■ To be done ■
Only the lines starting at the one with "Clone this diagram in TikZ." and ending at the one with "(883,384) rectangle (952,448);" should be copied, exactly and with both ends kept.

[Code that draws figures]
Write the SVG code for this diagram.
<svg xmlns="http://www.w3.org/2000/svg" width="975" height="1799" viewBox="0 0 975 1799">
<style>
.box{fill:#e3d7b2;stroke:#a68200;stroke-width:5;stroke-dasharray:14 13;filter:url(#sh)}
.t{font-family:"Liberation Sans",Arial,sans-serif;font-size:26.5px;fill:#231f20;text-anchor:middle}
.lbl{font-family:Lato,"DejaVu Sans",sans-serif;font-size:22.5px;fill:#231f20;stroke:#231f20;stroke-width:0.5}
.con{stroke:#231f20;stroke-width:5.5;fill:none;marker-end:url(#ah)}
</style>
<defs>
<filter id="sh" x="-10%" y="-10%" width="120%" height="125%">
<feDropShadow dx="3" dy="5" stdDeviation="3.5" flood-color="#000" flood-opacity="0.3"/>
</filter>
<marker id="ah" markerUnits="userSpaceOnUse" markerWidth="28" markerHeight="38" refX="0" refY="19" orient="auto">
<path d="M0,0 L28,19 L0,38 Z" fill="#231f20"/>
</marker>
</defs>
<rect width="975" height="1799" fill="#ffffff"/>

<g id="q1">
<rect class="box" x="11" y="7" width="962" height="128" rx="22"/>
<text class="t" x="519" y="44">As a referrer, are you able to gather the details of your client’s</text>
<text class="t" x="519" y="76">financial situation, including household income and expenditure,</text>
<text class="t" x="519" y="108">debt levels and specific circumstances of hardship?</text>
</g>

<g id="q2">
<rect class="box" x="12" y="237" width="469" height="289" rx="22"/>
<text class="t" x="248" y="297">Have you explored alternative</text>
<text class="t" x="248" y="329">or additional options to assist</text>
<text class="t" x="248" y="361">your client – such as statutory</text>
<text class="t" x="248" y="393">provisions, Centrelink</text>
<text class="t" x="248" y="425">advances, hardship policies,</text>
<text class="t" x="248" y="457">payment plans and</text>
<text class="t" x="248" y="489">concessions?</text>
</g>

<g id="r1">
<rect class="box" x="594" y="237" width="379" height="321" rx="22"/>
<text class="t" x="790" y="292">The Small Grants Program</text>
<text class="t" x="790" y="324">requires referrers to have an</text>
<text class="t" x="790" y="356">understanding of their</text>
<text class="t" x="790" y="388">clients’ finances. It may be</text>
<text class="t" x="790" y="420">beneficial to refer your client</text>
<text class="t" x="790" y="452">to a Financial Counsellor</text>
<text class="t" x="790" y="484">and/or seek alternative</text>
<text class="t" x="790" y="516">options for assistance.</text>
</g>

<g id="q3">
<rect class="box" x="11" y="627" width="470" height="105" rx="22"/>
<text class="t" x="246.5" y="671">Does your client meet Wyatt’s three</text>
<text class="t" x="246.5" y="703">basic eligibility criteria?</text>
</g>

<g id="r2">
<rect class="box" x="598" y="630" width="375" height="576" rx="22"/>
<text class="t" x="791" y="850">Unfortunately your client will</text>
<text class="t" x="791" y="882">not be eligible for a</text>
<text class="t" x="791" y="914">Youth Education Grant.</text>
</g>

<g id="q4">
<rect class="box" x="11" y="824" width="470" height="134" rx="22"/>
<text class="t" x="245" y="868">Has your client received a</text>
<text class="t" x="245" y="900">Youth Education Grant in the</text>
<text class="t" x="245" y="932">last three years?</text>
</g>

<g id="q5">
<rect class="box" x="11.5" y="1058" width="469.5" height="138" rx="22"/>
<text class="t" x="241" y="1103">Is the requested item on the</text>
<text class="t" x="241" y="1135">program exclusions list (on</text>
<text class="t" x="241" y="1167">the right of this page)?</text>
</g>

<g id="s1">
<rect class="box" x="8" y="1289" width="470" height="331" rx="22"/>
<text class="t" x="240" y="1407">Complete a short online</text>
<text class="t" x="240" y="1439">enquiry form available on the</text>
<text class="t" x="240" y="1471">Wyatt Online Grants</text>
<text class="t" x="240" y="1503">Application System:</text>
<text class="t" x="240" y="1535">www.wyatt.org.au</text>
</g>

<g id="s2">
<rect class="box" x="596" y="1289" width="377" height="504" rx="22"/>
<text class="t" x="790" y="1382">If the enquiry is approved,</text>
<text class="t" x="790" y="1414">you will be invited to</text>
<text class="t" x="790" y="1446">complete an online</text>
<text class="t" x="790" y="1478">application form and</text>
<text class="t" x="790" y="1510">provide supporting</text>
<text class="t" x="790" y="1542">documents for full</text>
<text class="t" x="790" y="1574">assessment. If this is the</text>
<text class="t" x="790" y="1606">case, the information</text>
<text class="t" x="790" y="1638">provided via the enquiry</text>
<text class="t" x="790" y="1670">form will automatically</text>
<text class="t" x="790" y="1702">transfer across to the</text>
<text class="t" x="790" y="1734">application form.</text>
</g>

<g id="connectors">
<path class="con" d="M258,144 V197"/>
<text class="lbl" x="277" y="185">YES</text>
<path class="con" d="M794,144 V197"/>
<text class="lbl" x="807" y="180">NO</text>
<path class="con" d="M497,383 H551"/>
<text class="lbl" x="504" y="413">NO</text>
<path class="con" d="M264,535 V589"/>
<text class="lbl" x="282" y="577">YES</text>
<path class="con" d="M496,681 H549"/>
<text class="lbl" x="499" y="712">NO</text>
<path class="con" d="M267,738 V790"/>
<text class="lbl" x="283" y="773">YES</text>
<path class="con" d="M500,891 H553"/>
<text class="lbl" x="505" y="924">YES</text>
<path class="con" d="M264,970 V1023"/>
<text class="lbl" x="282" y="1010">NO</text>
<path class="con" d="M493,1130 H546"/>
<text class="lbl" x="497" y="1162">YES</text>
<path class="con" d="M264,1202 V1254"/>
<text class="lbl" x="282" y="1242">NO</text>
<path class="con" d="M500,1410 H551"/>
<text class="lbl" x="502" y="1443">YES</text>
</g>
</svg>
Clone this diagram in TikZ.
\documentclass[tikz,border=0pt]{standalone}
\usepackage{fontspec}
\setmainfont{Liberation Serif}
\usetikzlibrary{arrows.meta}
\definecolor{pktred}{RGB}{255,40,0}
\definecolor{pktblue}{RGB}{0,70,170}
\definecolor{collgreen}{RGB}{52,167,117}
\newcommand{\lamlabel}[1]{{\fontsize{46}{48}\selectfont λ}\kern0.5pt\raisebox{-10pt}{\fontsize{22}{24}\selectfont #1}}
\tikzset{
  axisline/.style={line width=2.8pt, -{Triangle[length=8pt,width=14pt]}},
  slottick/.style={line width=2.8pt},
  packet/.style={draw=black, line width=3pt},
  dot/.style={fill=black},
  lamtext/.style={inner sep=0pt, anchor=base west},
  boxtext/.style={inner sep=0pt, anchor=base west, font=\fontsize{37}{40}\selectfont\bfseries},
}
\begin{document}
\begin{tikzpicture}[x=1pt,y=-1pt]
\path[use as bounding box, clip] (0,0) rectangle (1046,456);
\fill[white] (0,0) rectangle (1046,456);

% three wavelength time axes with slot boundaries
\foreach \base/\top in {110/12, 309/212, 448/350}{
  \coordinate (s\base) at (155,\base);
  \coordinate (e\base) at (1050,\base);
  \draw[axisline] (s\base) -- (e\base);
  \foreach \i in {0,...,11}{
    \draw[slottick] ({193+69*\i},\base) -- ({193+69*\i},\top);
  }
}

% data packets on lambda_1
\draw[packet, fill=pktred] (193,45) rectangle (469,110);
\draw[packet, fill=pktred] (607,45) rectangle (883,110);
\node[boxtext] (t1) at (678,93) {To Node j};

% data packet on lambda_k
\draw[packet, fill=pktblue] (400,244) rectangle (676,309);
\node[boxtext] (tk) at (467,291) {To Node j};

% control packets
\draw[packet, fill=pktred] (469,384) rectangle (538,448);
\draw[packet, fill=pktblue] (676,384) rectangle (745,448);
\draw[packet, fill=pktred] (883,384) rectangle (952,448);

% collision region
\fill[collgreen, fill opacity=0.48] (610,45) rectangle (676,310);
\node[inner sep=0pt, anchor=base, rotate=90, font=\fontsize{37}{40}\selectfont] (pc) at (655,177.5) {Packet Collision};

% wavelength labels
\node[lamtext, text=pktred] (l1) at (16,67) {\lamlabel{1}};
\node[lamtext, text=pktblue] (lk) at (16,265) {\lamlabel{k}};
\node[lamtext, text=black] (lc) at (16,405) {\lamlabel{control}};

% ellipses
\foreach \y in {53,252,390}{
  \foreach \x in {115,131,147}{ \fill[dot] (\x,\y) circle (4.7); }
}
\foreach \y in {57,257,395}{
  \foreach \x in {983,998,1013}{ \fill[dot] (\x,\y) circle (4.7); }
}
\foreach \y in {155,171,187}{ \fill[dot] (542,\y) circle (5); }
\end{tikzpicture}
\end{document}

■ Worked answer ■
Clone this diagram in TikZ.
\documentclass[tikz,border=0pt]{standalone}
\usepackage{fontspec}
\setmainfont{Liberation Serif}
\usetikzlibrary{arrows.meta}
\definecolor{pktred}{RGB}{255,40,0}
\definecolor{pktblue}{RGB}{0,70,170}
\definecolor{collgreen}{RGB}{52,167,117}
\newcommand{\lamlabel}[1]{{\fontsize{46}{48}\selectfont λ}\kern0.5pt\raisebox{-10pt}{\fontsize{22}{24}\selectfont #1}}
\tikzset{
  axisline/.style={line width=2.8pt, -{Triangle[length=8pt,width=14pt]}},
  slottick/.style={line width=2.8pt},
  packet/.style={draw=black, line width=3pt},
  dot/.style={fill=black},
  lamtext/.style={inner sep=0pt, anchor=base west},
  boxtext/.style={inner sep=0pt, anchor=base west, font=\fontsize{37}{40}\selectfont\bfseries},
}
\begin{document}
\begin{tikzpicture}[x=1pt,y=-1pt]
\path[use as bounding box, clip] (0,0) rectangle (1046,456);
\fill[white] (0,0) rectangle (1046,456);

% three wavelength time axes with slot boundaries
\foreach \base/\top in {110/12, 309/212, 448/350}{
  \coordinate (s\base) at (155,\base);
  \coordinate (e\base) at (1050,\base);
  \draw[axisline] (s\base) -- (e\base);
  \foreach \i in {0,...,11}{
    \draw[slottick] ({193+69*\i},\base) -- ({193+69*\i},\top);
  }
}

% data packets on lambda_1
\draw[packet, fill=pktred] (193,45) rectangle (469,110);
\draw[packet, fill=pktred] (607,45) rectangle (883,110);
\node[boxtext] (t1) at (678,93) {To Node j};

% data packet on lambda_k
\draw[packet, fill=pktblue] (400,244) rectangle (676,309);
\node[boxtext] (tk) at (467,291) {To Node j};

% control packets
\draw[packet, fill=pktred] (469,384) rectangle (538,448);
\draw[packet, fill=pktblue] (676,384) rectangle (745,448);
\draw[packet, fill=pktred] (883,384) rectangle (952,448);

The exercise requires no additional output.